To amend the Internal Revenue Code of 1986 to eliminate the school voucher State tax credit loophole by limiting the double benefit of charitable contributions.


IN THE HOUSE OF REPRESENTATIVES

November 7, 2017

Ms. Sewell of Alabama (for herself and Mr. Danny K. Davis of Illinois) introduced the following bill; which was referred to the Committee on Ways and Means


A BILL

To amend the Internal Revenue Code of 1986 to eliminate the school voucher State tax credit loophole by limiting the double benefit of charitable contributions.

Be it enacted by the Senate and House of Representatives of the United States of America in Congress assembled,

SECTION 1. Short title.

This Act may be cited as the “Public Funds for Public Schools Act”.

SEC. 2. Elimination of school voucher State tax credit loophole by limiting the double benefit of charitable contributions.

(a) In general.—Section 170(f) of the Internal Revenue Code of 1986 is amended by adding at the end the following new paragraph:

“(19) LIMITATION ON DOUBLE BENEFIT IN THE CASE OF STATE SCHOOL VOUCHER TAX BENEFITS.—

“(A) IN GENERAL.—The amount of any charitable contribution otherwise taken into account under this section shall be reduced by any State school voucher tax benefit with respect to such contribution.

“(B) STATE SCHOOL VOUCHER TAX BENEFIT.—For purposes of this paragraph, the term ‘State school voucher tax benefit’ means the aggregate amount of any State income tax credits, and excess State income tax deductions, provided to the taxpayer by a State for any contribution to a specified school voucher organization.

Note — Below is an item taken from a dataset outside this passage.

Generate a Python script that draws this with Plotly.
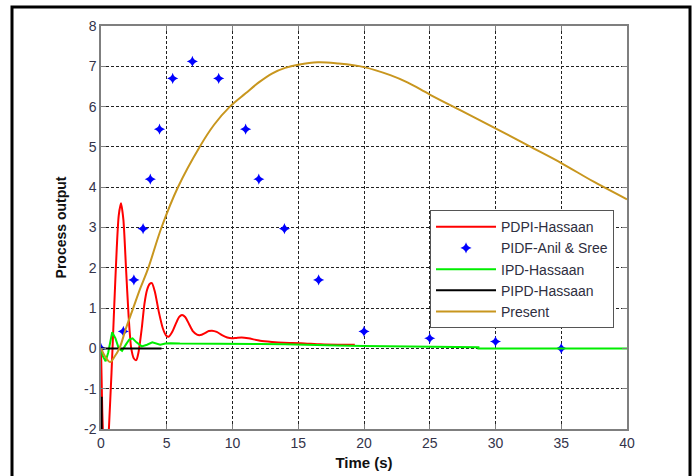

“(C) EXCESS STATE INCOME TAX DEDUCTIONS.—For purposes of this paragraph, the term ‘excess State income tax deduction’ means the product of—

“(i) the highest rate of State income tax applicable to the taxpayer for the taxable year, multiplied by

“(ii) the excess (if any) of—

“(I) the State income tax deduction provided to the taxpayer with respect to contributions by the taxpayer to specified school voucher organizations, over

“(II) the amount of such contributions.

“(D) SPECIFIED SCHOOL VOUCHER ORGANIZATION.—For purposes of this paragraph, the term ‘specified school voucher organization’ means any organization the primary purpose of which is the provision of vouchers, scholarships, or other funds, for the expenses of students to attend elementary or secondary schools.

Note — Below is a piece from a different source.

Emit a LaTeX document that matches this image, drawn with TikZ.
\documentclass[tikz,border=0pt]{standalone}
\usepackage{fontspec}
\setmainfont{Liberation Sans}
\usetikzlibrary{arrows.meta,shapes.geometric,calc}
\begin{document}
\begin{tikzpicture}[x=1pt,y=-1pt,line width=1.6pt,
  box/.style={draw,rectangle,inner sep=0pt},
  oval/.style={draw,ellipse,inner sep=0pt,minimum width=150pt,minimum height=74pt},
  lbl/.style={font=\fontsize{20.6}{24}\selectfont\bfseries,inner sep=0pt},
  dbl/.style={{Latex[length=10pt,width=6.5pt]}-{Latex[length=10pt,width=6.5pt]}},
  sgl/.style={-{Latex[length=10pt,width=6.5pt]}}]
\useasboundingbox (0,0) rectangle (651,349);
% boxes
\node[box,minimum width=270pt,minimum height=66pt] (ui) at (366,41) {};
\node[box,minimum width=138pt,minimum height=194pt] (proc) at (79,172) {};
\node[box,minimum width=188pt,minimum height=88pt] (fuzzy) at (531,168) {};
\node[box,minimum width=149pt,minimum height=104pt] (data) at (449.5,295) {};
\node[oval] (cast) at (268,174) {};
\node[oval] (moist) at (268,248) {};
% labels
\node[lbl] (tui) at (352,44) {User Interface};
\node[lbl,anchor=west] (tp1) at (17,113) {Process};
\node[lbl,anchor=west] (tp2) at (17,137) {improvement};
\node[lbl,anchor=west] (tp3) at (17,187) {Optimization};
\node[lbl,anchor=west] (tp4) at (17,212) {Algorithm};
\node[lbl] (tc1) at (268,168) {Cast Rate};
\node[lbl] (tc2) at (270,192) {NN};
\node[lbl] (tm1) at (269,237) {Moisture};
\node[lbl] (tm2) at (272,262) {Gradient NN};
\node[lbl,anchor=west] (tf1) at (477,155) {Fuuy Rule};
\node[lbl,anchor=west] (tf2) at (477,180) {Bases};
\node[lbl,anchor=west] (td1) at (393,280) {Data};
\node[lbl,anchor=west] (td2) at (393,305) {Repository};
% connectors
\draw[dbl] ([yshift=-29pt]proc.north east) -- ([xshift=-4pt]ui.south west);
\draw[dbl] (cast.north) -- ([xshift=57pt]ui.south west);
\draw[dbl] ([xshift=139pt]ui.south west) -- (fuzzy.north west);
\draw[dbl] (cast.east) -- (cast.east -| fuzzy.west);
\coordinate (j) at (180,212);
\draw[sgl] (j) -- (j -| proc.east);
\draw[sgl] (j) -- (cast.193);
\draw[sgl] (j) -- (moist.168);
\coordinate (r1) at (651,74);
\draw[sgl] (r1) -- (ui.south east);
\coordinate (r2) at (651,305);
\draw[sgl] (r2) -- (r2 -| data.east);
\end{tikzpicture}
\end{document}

“(E) TREATMENT OF SIMILAR STATE BENEFITS.—For purposes of this paragraph, any State benefit which is economically equivalent to a tax credit (including any payment) shall be treated as a State income tax credit for purposes of this paragraph and any State benefit which is economically equivalent to a State income tax deduction (including any exclusion from gross income) shall be treated as a State income tax deduction for purposes of this paragraph.

“(20) SPECIAL RULE FOR CONTRIBUTIONS OF BUILT-IN GAIN PROPERTY TO SPECIFIED SCHOOL VOUCHER ORGANIZATIONS.—

“(A) IN GENERAL.—In the case of any contribution by the taxpayer of built-in gain property to a specified school voucher organization, such contribution shall be treated for purposes of this title as though such property were sold by the taxpayer at its fair market value immediately before such contribution and the amount of such fair market value were contributed by the taxpayer as a cash contribution to the specified school voucher organization.

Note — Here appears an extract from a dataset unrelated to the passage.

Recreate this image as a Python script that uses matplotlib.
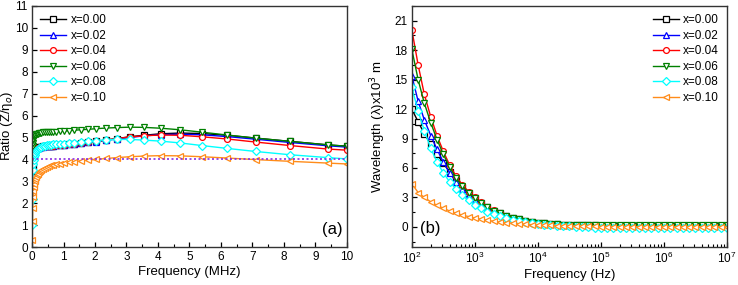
import matplotlib
matplotlib.use("Agg")
import matplotlib.pyplot as plt
from matplotlib.ticker import MultipleLocator, LogLocator, NullFormatter

plt.rcParams['font.family'] = ['Liberation Sans', 'DejaVu Sans']

labels = ["x=0.00", "x=0.02", "x=0.04", "x=0.06", "x=0.08", "x=0.10"]
colors = ["black", "#0000ff", "#ff0000", "#008000", "#00ffff", "#ff8c1a"]
markers = ["s", "^", "o", "v", "D", "<"]

# ---------- panel (a) ----------
freq_mhz = [0.01, 0.015, 0.02, 0.03, 0.04, 0.05, 0.065, 0.08, 0.1, 0.125, 0.15, 0.18, 0.22, 0.26,
            0.3, 0.35, 0.4, 0.46, 0.53, 0.6, 0.68, 0.77, 0.88, 1.01, 1.17, 1.34, 1.54, 1.77, 2.04,
            2.35, 2.7, 3.1, 3.55, 4.1, 4.7, 5.4, 6.2, 7.1, 8.2, 9.4, 10.0]

ratio_000 = [3.2, 3.7, 3.95, 4.15, 4.25, 4.32, 4.38, 4.42, 4.46, 4.5, 4.52, 4.54, 4.56, 4.57, 4.58,
             4.59, 4.6, 4.61, 4.62, 4.62, 4.63, 4.64, 4.65, 4.66, 4.68, 4.7, 4.73, 4.77, 4.82, 4.88,
             4.95, 5.03, 5.1, 5.17, 5.2, 5.18, 5.1, 4.97, 4.82, 4.66, 4.6]
ratio_002 = [3.0, 3.6, 3.9, 4.1, 4.2, 4.28, 4.35, 4.4, 4.44, 4.48, 4.5, 4.52, 4.54, 4.56, 4.57,
             4.58, 4.59, 4.6, 4.61, 4.62, 4.63, 4.64, 4.65, 4.66, 4.68, 4.7, 4.73, 4.77, 4.81, 4.87,
             4.93, 5.0, 5.07, 5.13, 5.15, 5.12, 5.04, 4.92, 4.77, 4.62, 4.56]
ratio_004 = [2.8, 3.5, 3.85, 4.08, 4.2, 4.28, 4.35, 4.4, 4.44, 4.48, 4.5, 4.52, 4.54, 4.56, 4.57,
             4.58, 4.59, 4.6, 4.61, 4.62, 4.63, 4.64, 4.65, 4.66, 4.68, 4.7, 4.73, 4.77, 4.82, 4.88,
             4.95, 5.02, 5.08, 5.11, 5.1, 5.03, 4.93, 4.79, 4.63, 4.47, 4.42]
ratio_006 = [4.3, 4.6, 4.75, 4.88, 4.95, 5.0, 5.05, 5.08, 5.11, 5.14, 5.16, 5.18, 5.2, 5.21, 5.22,
             5.23, 5.24, 5.25, 5.26, 5.26, 5.27, 5.27, 5.28, 5.29, 5.31, 5.33, 5.35, 5.37, 5.4, 5.43,
             5.45, 5.47, 5.46, 5.42, 5.35, 5.24, 5.11, 4.97, 4.82, 4.66, 4.6]
ratio_008 = [1.0, 2.2, 2.9, 3.5, 3.8, 3.98, 4.12, 4.22, 4.3, 4.37, 4.42, 4.47, 4.51, 4.54, 4.57,
             4.6, 4.62, 4.64, 4.66, 4.67, 4.68, 4.7, 4.71, 4.72, 4.74, 4.76, 4.79, 4.82, 4.86, 4.89,
             4.91, 4.91, 4.88, 4.83, 4.75, 4.63, 4.5, 4.36, 4.21, 4.08, 4.02]
ratio_010 = [0.3, 1.2, 1.8, 2.3, 2.55, 2.72, 2.88, 3.0, 3.1, 3.2, 3.28, 3.35, 3.42, 3.48, 3.53,
             3.58, 3.62, 3.66, 3.7, 3.73, 3.76, 3.79, 3.81, 3.84, 3.87, 3.9, 3.93, 3.96, 4.0, 4.04,
             4.08, 4.12, 4.15, 4.17, 4.16, 4.12, 4.06, 3.99, 3.91, 3.83, 3.79]
ratio_ref = 4.0

# ---------- panel (b) ----------
freq_hz = [100, 126, 158, 200, 251, 316, 398, 501, 631, 794,
           1000, 1259, 1585, 1995, 2512, 3162, 3981, 5012, 6310, 7943,
           1e4, 12589, 15849, 19953, 25119, 31623, 39811, 50119, 63096, 79433,
           1e5, 125893, 158489, 199526, 251189, 316228, 398107, 501187, 630957, 794328,
           1e6, 1258925, 1584893, 1995262, 2511886, 3162278, 3981072, 5011872, 6309573, 7943282,
           1e7]

wl_000 = [12.0, 10.7, 9.5, 8.4, 7.4, 6.5, 5.6, 4.8, 4.05, 3.45,
          2.9, 2.42, 2.0, 1.65, 1.37, 1.13, 0.93, 0.76, 0.62, 0.51,
          0.42, 0.36, 0.31, 0.27, 0.24, 0.21, 0.19, 0.17, 0.16, 0.15,
          0.14, 0.13, 0.13, 0.12, 0.12, 0.12, 0.12, 0.12, 0.12, 0.12,
          0.12, 0.12, 0.12, 0.12, 0.12, 0.12, 0.12, 0.12, 0.12, 0.12, 0.12]
wl_002 = [15.4, 12.8, 10.9, 9.3, 7.9, 6.6, 5.5, 4.6, 3.85, 3.2,
          2.7, 2.25, 1.87, 1.55, 1.28, 1.05, 0.87, 0.71, 0.58, 0.48,
          0.4, 0.34, 0.29, 0.25, 0.22, 0.19, 0.17, 0.15, 0.14, 0.13,
          0.12, 0.11, 0.11, 0.1, 0.1, 0.1, 0.1, 0.1, 0.1, 0.1,
          0.1, 0.1, 0.1, 0.1, 0.1, 0.1, 0.1, 0.1, 0.1, 0.1, 0.1]
wl_004 = [20.1, 16.5, 13.5, 11.2, 9.3, 7.7, 6.3, 5.2, 4.3, 3.6,
          3.0, 2.5, 2.05, 1.7, 1.4, 1.15, 0.95, 0.78, 0.64, 0.52,
          0.43, 0.35, 0.29, 0.24, 0.2, 0.17, 0.14, 0.12, 0.1, 0.09,
          0.08, 0.07, 0.06, 0.06, 0.05, 0.05, 0.05, 0.05, 0.05, 0.05,
          0.05, 0.05, 0.05, 0.05, 0.05, 0.05, 0.05, 0.05, 0.05, 0.05, 0.05]
wl_006 = [18.1, 15.0, 12.6, 10.6, 8.9, 7.4, 6.1, 5.0, 4.15, 3.5,
          2.95, 2.45, 2.0, 1.65, 1.37, 1.13, 0.93, 0.76, 0.62, 0.5,
          0.42, 0.35, 0.3, 0.26, 0.23, 0.21, 0.19, 0.18, 0.17, 0.16,
          0.16, 0.15, 0.15, 0.15, 0.15, 0.15, 0.15, 0.15, 0.15, 0.15,
          0.15, 0.15, 0.15, 0.15, 0.15, 0.15, 0.15, 0.15, 0.15, 0.15, 0.15]
wl_008 = [14.2, 11.8, 9.8, 8.0, 6.6, 5.5, 4.6, 3.85, 3.2, 2.7,
          2.25, 1.88, 1.56, 1.29, 1.06, 0.87, 0.71, 0.58, 0.47, 0.38,
          0.31, 0.24, 0.18, 0.13, 0.08, 0.04, 0.01, -0.02, -0.05, -0.07,
          -0.09, -0.1, -0.11, -0.12, -0.13, -0.13, -0.14, -0.14, -0.14, -0.14,
          -0.14, -0.14, -0.14, -0.14, -0.14, -0.14, -0.14, -0.14, -0.14, -0.14, -0.14]
wl_010 = [4.4, 3.5, 3.0, 2.55, 2.2, 1.9, 1.62, 1.4, 1.2, 1.05,
          0.9, 0.78, 0.67, 0.57, 0.49, 0.42, 0.36, 0.31, 0.27, 0.23,
          0.2, 0.17, 0.15, 0.13, 0.11, 0.09, 0.07, 0.06, 0.05, 0.04,
          0.03, 0.02, 0.02, 0.01, 0.01, 0.0, 0.0, 0.0, 0.0, 0.0,
          0.0, 0.0, 0.0, 0.0, 0.0, 0.0, 0.0, 0.0, 0.0, 0.0, 0.0]

ratio_series = [ratio_000, ratio_002, ratio_004, ratio_006, ratio_008, ratio_010]
wl_series = [wl_000, wl_002, wl_004, wl_006, wl_008, wl_010]

fig = plt.figure(figsize=(7.38, 2.85), dpi=100)
ax1 = fig.add_axes([0.0434, 0.1333, 0.4266, 0.8457])
ax2 = fig.add_axes([0.558, 0.1333, 0.427, 0.8457])

mk = dict(markersize=4.2, markerfacecolor="white", markeredgewidth=0.9, linewidth=1.0)

for y, c, m, l in zip(ratio_series, colors, markers, labels):
    ax1.plot(freq_mhz, y, color=c, marker=m, markeredgecolor=c, label=l, **mk)
ax1.axhline(ratio_ref, color="#8a2be2", linestyle=(0, (1.2, 1.5)), linewidth=1.2)

ax1.set_xlim(0, 10)
ax1.set_ylim(0, 11)
ax1.xaxis.set_major_locator(MultipleLocator(1))
ax1.xaxis.set_minor_locator(MultipleLocator(0.5))
ax1.yaxis.set_major_locator(MultipleLocator(1))
ax1.set_xlabel("Frequency (MHz)", fontsize=9.5, labelpad=2)
ax1.set_ylabel("Ratio (Z/\u03b7$_o$)", fontsize=9.5)
ax1.yaxis.set_label_coords(-0.055, 0.5)
ax1.text(0.985, 0.04, "(a)", transform=ax1.transAxes, ha="right", va="bottom", fontsize=12)
ax1.legend(loc="upper left", frameon=False, fontsize=8.5, handlelength=2.2, handletextpad=0.35,
           labelspacing=0.3, borderaxespad=0.3, bbox_to_anchor=(0.0, 1.0))

for y, c, m, l in zip(wl_series, colors, markers, labels):
    ax2.plot(freq_hz, y, color=c, marker=m, markeredgecolor=c, label=l, **mk)
ax2.set_xscale("log")
ax2.set_xlim(1e2, 1e7)
ax2.set_ylim(-2.05, 22.5)
ax2.yaxis.set_major_locator(MultipleLocator(3))
ax2.yaxis.set_minor_locator(MultipleLocator(1.5))
ax2.xaxis.set_major_locator(LogLocator(base=10, numticks=10))
ax2.xaxis.set_minor_locator(LogLocator(base=10, subs=range(2, 10), numticks=20))
ax2.xaxis.set_minor_formatter(NullFormatter())
ax2.set_xlabel("Frequency (Hz)", fontsize=9.5, labelpad=2)
ax2.set_ylabel("Wavelength (\u03bb)x10$^3$ m", fontsize=9.5)
ax2.yaxis.set_label_coords(-0.076, 0.5)
ax2.text(0.025, 0.045, "(b)", transform=ax2.transAxes, ha="left", va="bottom", fontsize=12)
ax2.legend(loc="upper right", frameon=False, fontsize=8.5, handlelength=2.2, handletextpad=0.35,
           labelspacing=0.3, borderaxespad=0.3)

for ax in (ax1, ax2):
    ax.tick_params(axis="both", which="both", direction="in", top=False, right=False,
                   labelsize=8.5, pad=3)
    ax.tick_params(which="major", length=3.5, width=0.9)
    ax.tick_params(which="minor", length=2, width=0.8)
    for s in ax.spines.values():
        s.set_linewidth(1.0)
        s.set_color("#333333")

fig.savefig("out.png", dpi=100)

“(B) DEFINITIONS.—For purposes of this paragraph—

“(i) BUILT-IN GAIN PROPERTY.—The term ‘built-in gain property’ means any property if, immediately before the contribution of such property, the fair market value of such property exceeds the adjusted basis of such property.

“(ii) SPECIFIED SCHOOL VOUCHER ORGANIZATION.—The term ‘specified school voucher organization’ has the meaning given such term in paragraph (19).”.

(b) Effective date.—The amendment made by this section shall apply to charitable contributions made in taxable years beginning after the date of the enactment of this Act.